DECADES OF on-again, off-again attempts to clean up the Chesapeake Bay took a quantum leap last year when the federal government decided at last to crack the whip on pollutants that have turned parts of the estuary into a killing zone for plants, fish and crustaceans. The Environmental Protection Agency’s “pollution diet,” finalized in December, set tight limits on the levels of nitrogen, phosphorus and sediment that starve the bay of oxygen and turn swaths of it into a lifeless soup.

In mounting a full-court press to clean up the bay, the EPA made it a national test case, a fact not lost on agricultural and other polluters. Now farmers and home builders are pushing back, challenging the EPA in federal lawsuits that, if they succeed, would deal a major blow to hopes that the bay can be restored to any semblance of robust health. The lawsuits will determine the government’s ability to revive other pollution-damaged waters in the Gulf of Mexico, Puget Sound, the Great Lakes and elsewhere.

To their credit, Obama administration officials have promised to fight the lawsuits, which challenge the science and authority behind the EPA’s pollution limits. It’s critical that they do. Scientists who study the bay have seen encouraging signs of life in recent years, including a sharp rebound in the population of blue crabs and a revival of underwater grasses. But progress has been fragile. In other areas, including the decimated oyster population, there’s a long way to go.

That was apparent in June when a third of the bay, from Baltimore to the Potomac, was consumed by a gigantic “dead zone” of oxygen-starved water — the product of nutrients from fertilizer and other chemical runoff — that posed a deadly threat to marine life. Dead zones occur regularly in the bay; scientists say the unusually large one triggered by this year’s heavy spring rains does not signal a long-term trend. Still, it was a useful reminder of the threat posed by agriculture and home builders — the very interests challenging the EPA’s drive to restore the Chesapeake.

Much remains to be done in prodding industrial farms to adopt best practices to limit runoff; in upgrading sewage treatment plants with new technology; and in developing tighter standards to control storm water in both urban and suburban neighborhoods.

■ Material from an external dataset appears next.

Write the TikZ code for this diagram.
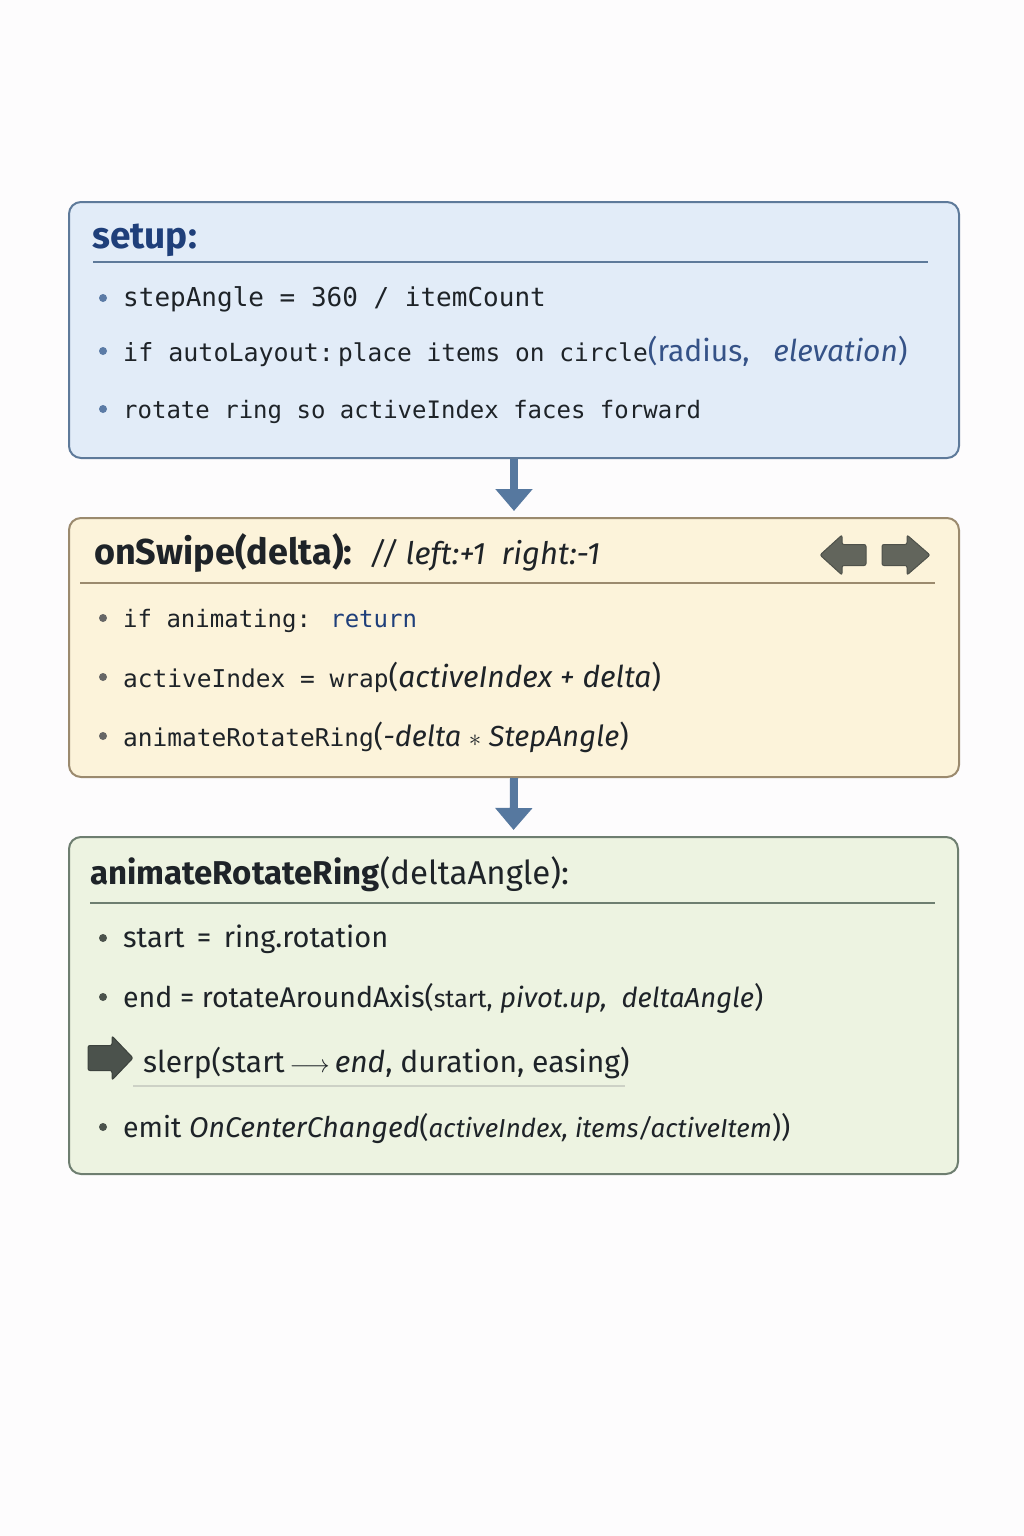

And it will be expensive.

In Maryland, lawmakers are considering an increase in the so-called flush tax — a $2.50 monthly levy on all households, enacted in 2004, that has yielded tens of millions of dollars to modernize sewage treatment plants. In Virginia, which has not earmarked a specific tax for that purpose, the state may have to look for new revenue elsewhere to accelerate sewage plant upgrades.

The cleanup effort will impose billions of dollars of costs on all levels of government and on farms and industry. But those costs must be measured against the Chesapeake Bay’s critical economic importance to Virginia, Maryland, and other watershed states and against the even greater costs of continued inaction.